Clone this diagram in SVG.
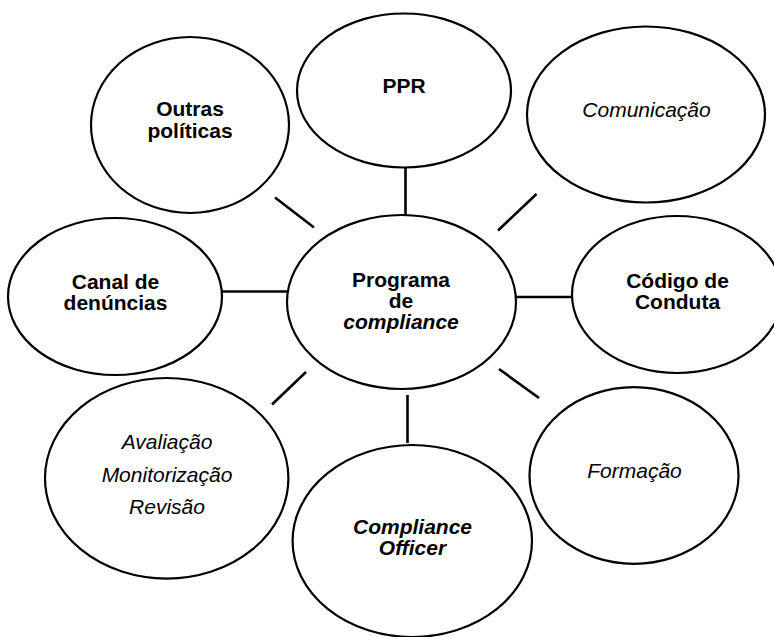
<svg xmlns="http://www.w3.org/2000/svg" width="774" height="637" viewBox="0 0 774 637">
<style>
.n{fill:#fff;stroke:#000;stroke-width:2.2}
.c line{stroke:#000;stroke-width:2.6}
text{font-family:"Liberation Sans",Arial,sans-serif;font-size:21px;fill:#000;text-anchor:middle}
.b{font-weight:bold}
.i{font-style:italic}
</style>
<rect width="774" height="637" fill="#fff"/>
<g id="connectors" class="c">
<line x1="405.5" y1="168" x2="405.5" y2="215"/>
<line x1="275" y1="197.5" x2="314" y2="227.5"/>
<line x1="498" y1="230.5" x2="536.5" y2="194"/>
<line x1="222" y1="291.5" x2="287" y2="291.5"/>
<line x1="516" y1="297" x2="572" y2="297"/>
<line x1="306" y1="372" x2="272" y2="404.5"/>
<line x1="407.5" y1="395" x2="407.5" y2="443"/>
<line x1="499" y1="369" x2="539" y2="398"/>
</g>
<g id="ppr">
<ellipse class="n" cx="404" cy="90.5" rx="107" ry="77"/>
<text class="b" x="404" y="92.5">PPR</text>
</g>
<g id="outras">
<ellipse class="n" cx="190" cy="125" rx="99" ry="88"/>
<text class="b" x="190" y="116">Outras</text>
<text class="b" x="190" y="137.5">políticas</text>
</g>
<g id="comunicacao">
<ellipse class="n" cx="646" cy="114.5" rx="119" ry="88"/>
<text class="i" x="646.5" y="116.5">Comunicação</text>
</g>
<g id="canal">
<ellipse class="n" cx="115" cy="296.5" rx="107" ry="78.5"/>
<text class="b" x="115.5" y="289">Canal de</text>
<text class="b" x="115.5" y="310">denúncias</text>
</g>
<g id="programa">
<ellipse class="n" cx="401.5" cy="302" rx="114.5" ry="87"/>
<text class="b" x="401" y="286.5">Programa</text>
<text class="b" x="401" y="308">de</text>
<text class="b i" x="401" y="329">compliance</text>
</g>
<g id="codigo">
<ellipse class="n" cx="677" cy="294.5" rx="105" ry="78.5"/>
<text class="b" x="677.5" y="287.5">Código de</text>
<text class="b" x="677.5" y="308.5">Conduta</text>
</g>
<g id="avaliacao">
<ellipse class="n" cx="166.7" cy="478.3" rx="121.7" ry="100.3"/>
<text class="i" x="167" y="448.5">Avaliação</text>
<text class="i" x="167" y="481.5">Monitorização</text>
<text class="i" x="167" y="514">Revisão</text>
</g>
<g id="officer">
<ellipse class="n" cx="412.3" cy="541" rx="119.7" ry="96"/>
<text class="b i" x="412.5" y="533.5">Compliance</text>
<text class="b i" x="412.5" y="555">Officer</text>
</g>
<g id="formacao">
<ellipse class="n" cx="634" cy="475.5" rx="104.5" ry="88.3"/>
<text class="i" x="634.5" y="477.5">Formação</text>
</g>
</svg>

[STATED GOAL]:
Transcribe the listing in full and omit the pictures.

[CORRECT RESULT]:
Clone this diagram in SVG.
<svg xmlns="http://www.w3.org/2000/svg" width="774" height="637" viewBox="0 0 774 637">
<style>
.n{fill:#fff;stroke:#000;stroke-width:2.2}
.c line{stroke:#000;stroke-width:2.6}
text{font-family:"Liberation Sans",Arial,sans-serif;font-size:21px;fill:#000;text-anchor:middle}
.b{font-weight:bold}
.i{font-style:italic}
</style>
<rect width="774" height="637" fill="#fff"/>
<g id="connectors" class="c">
<line x1="405.5" y1="168" x2="405.5" y2="215"/>
<line x1="275" y1="197.5" x2="314" y2="227.5"/>
<line x1="498" y1="230.5" x2="536.5" y2="194"/>
<line x1="222" y1="291.5" x2="287" y2="291.5"/>
<line x1="516" y1="297" x2="572" y2="297"/>
<line x1="306" y1="372" x2="272" y2="404.5"/>
<line x1="407.5" y1="395" x2="407.5" y2="443"/>
<line x1="499" y1="369" x2="539" y2="398"/>
</g>
<g id="ppr">
<ellipse class="n" cx="404" cy="90.5" rx="107" ry="77"/>
<text class="b" x="404" y="92.5">PPR</text>
</g>
<g id="outras">
<ellipse class="n" cx="190" cy="125" rx="99" ry="88"/>
<text class="b" x="190" y="116">Outras</text>
<text class="b" x="190" y="137.5">políticas</text>
</g>
<g id="comunicacao">
<ellipse class="n" cx="646" cy="114.5" rx="119" ry="88"/>
<text class="i" x="646.5" y="116.5">Comunicação</text>
</g>
<g id="canal">
<ellipse class="n" cx="115" cy="296.5" rx="107" ry="78.5"/>
<text class="b" x="115.5" y="289">Canal de</text>
<text class="b" x="115.5" y="310">denúncias</text>
</g>
<g id="programa">
<ellipse class="n" cx="401.5" cy="302" rx="114.5" ry="87"/>
<text class="b" x="401" y="286.5">Programa</text>
<text class="b" x="401" y="308">de</text>
<text class="b i" x="401" y="329">compliance</text>
</g>
<g id="codigo">
<ellipse class="n" cx="677" cy="294.5" rx="105" ry="78.5"/>
<text class="b" x="677.5" y="287.5">Código de</text>
<text class="b" x="677.5" y="308.5">Conduta</text>
</g>
<g id="avaliacao">
<ellipse class="n" cx="166.7" cy="478.3" rx="121.7" ry="100.3"/>
<text class="i" x="167" y="448.5">Avaliação</text>
<text class="i" x="167" y="481.5">Monitorização</text>
<text class="i" x="167" y="514">Revisão</text>
</g>
<g id="officer">
<ellipse class="n" cx="412.3" cy="541" rx="119.7" ry="96"/>
<text class="b i" x="412.5" y="533.5">Compliance</text>
<text class="b i" x="412.5" y="555">Officer</text>
</g>
<g id="formacao">
<ellipse class="n" cx="634" cy="475.5" rx="104.5" ry="88.3"/>
<text class="i" x="634.5" y="477.5">Formação</text>
</g>
</svg>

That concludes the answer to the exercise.